A ficção científica
A ficção científica, premonitória de grandes epidemias
A ficção científica escreveu dezenas de livros e roteiros sobre vírus letais, com mortes em cadeia e populações assustadas, tramas que lembram a pandemia atual e enfatizam a vulnerabilidade humana.
"Se a ficção científica tem uma utilidade, além do prazer da leitura, é tentar ver o que pode acontecer no futuro com base no presente e dizer: cuidado!", explica à AFP Jean-Pierre Andrevon, autor de "Le monde enfin", um clássico na França que descreve o mundo depois de uma pandemia.
E é que "a epidemia faz parte das mil e uma catástrofes que nos esperam, ou de qualquer forma, que são possíveis", acrescenta.
Desde "O Último Homem", de Mary Shelley (criadora de Frankenstein), publicado em 1826, à atual série "Years and Years", com Emma Thompson, passando pelo filme "Contágio", de Steven Soderbergh, os vírus invadiram a ficção científica muito antes do SARS-CoV-2 se espalhar pelo mundo.
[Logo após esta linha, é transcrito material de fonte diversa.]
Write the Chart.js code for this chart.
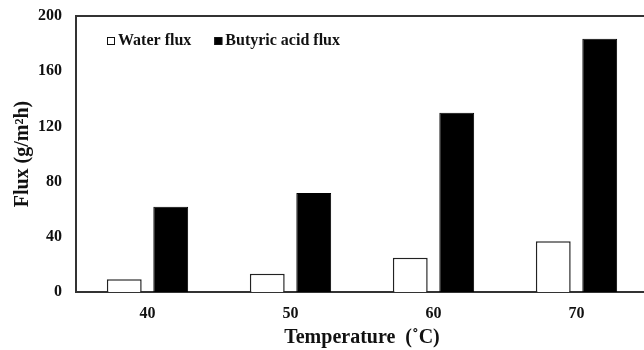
<!DOCTYPE html>
<html>
<head>
<meta charset="utf-8">
<script src="https://cdn.jsdelivr.net/npm/chart.js@4"></script>
<style>
    html, body {
        margin: 0;
        padding: 0;
        background: #fff;
        overflow: hidden;
    }
    #wrap {
        width: 652px;
        height: 350px;
    }
</style>
</head>
<body>
<div id="wrap"><canvas id="fluxChart"></canvas></div>
<script>
// 温度ごとの透過流束
const temperatures = ['40', '50', '60', '70'];
const waterFlux = [9.2, 13.3, 24.9, 36.7];
const butyricAcidFlux = [61.8, 71.7, 129.9, 183.5];
const fluxTicks = [0, 40, 80, 120, 160, 200];

const serif = '"Liberation Serif", "Times New Roman", serif';

/**
 * プロット領域の左上に凡例を描画します。
 */
const insideLegend = {
    id: 'insideLegend',
    afterDraw: (chart) => {
        const ctx = chart.ctx;
        const area = chart.chartArea;
        const boxSize = 8;
        let x = area.left + 31;
        const y = area.top + 25;

        ctx.save();
        ctx.font = 'bold 16px ' + serif;
        ctx.textBaseline = 'middle';
        chart.data.datasets.forEach((ds) => {
            ctx.fillStyle = ds.backgroundColor;
            ctx.fillRect(x, y - boxSize / 2, boxSize, boxSize);
            ctx.strokeStyle = '#111';
            ctx.lineWidth = 1;
            ctx.strokeRect(x + 0.5, y - boxSize / 2 + 0.5, boxSize - 1, boxSize - 1);

            ctx.fillStyle = '#111';
            ctx.fillText(ds.label, x + boxSize + 3, y);
            x += boxSize + 3 + ctx.measureText(ds.label).width + 23;
        });
        ctx.restore();
    },
};

const createChart = () => {
    const chartData = {
        labels: temperatures,
        datasets: [
            {
                label: 'Water flux',
                backgroundColor: '#ffffff',
                borderColor: '#222',
                borderWidth: 1.5,
                data: waterFlux,
            },
            {
                label: 'Butyric acid flux',
                backgroundColor: '#000000',
                borderColor: '#000',
                borderWidth: 1,
                data: butyricAcidFlux,
            },
        ],
    };

    const config = {
        type: 'bar',
        data: chartData,
        options: {
            responsive: true,
            maintainAspectRatio: false,
            animation: false,
            layout: {
                padding: { top: 16, right: 4, left: 0, bottom: 0 },
            },
            datasets: {
                bar: {
                    categoryPercentage: 0.65,
                    barPercentage: 0.75,
                },
            },
            plugins: {
                legend: { display: false },
                tooltip: { enabled: false },
            },
            scales: {
                x: {
                    grid: { display: false, drawTicks: false },
                    border: { display: true, color: '#333', width: 2 },
                    ticks: {
                        color: '#111',
                        padding: 12,
                        font: { family: serif, size: 16, weight: 'bold' },
                    },
                    title: {
                        display: true,
                        text: 'Temperature  (˚C)',
                        color: '#111',
                        padding: { top: 0, bottom: 0 },
                        font: { family: serif, size: 20, weight: 'bold', lineHeight: 1.2 },
                    },
                    afterFit: (scale) => {
                        scale.height = 58;
                    },
                },
                xTop: {
                    type: 'category',
                    position: 'top',
                    labels: temperatures,
                    grid: { display: false, drawTicks: false },
                    border: { display: true, color: '#333', width: 2 },
                    ticks: { display: false },
                    afterFit: (scale) => {
                        scale.height = 0;
                    },
                },
                y: {
                    min: fluxTicks[0],
                    max: fluxTicks[fluxTicks.length - 1],
                    afterBuildTicks: (scale) => {
                        scale.ticks = fluxTicks.map((v) => ({ value: v }));
                    },
                    // 目盛り線は描かず、ラベル位置の余白だけに使う
                    grid: { display: false, drawTicks: true, tickLength: 8 },
                    border: { display: true, color: '#333', width: 2 },
                    ticks: {
                        color: '#111',
                        padding: 6,
                        font: { family: serif, size: 16, weight: 'bold' },
                    },
                    title: {
                        display: true,
                        text: 'Flux (g/m²h)',
                        color: '#111',
                        padding: { top: 11, bottom: 0 },
                        font: { family: serif, size: 20, weight: 'bold', lineHeight: 1.2 },
                    },
                    afterFit: (scale) => {
                        scale.width = 76;
                    },
                },
            },
        },
        plugins: [insideLegend],
    };

    new Chart(document.getElementById('fluxChart'), config);
};

createChart();
</script>
</body>
</html>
Roland Lehoucq e Jean-Sébastien Steyer, especialistas na área e autores do livro "La science fait son cinéma", explicam por que "os vírus são tão bons clientes da ficção científica".
Seu modo de transmissão através de fluidos vitais, "a panóplia de sua periculosidade, seu possível estado latente", sua rápida disseminação e suas consequências devastadoras "nos aterrorizam e nos lembram sem cessar que o homo sapiens é antes de tudo um homo vulnerabilis".
Cada autor imagina seu cenário: para alguns, os vírus levam a um mundo zumbi como "Guerra Mundial Z", de Marc Forster, ao colapso do sistema econômico ("Planeta dos Macacos: A Origem", de Rupert Wyatt) ou o retorno de animais silvestres e vegetação no livro de Andrevon.
"Normalmente, na ficção científica, a pandemia elimina a humanidade, mas não o resto do planeta, o que reflete uma ideia antiga: o ser humano é uma espécie como qualquer outra que desaparecerá a qualquer momento", explica à AFP Natacha Vas-Deyres, professora de Letras na Universidade de Bordeaux-Montaigne, na França.
- Acabaram os vírus? -
O confinamento que acompanha a pandemia atual também é um tema abordado pela ficção científica, como o filme "O poço", do espanhol Galder Gaztelu-Urrutia, sobre um confinamento angustiante em uma prisão em forma de torre.
Se hoje existe certa porosidade entre ficção e realidade é também porque a primeira "se alimenta muito" da segunda e os eventos que causam pandemias, como um viajante que adoece, "não precisam ser ampliados", explicam Lehoucq e Steyer.
A ficção científica também se baseia na ciência: em seu livro "Koors", o escritor Deon Meyer contou com os conselhos dos acadêmicos Wolfgang Preiser e Richard Tedder para explicar como um coronavírus mata 95% da população mundial.
Para escrever "Contágio", Scott Z. Burns explicou à revista Variety que trabalhou ao lado de Ian Lipkin, da Universidade de Columbia, e com o epidemiologista Larry Brilliant.
"Existe todo um conjunto de cenários produzidos pela ficção científica que há muito nos alertam para as possíveis causas do desaparecimento da humanidade e de nossa civilização industrial", explica Vas-Deyres.
E se muitos confinados baixam hoje "Contágio" é para "enfrentar a morte de nossa sociedade, tentar entender, se projetar", acrescenta.
Para Andrevon, o fato de a realidade agora ter se apropriado de um tema de ficção científica exclui a possibilidade de escrever a respeito novamente.
Mas outras possíveis catástrofes permanecem: "Há um tempo um grito de alarme sobre a questão ecológica ecoa", diz o escritor. "Você só precisa olhar para a evolução da sociedade para imaginar o que pode acontecer em 20 ou 50 anos."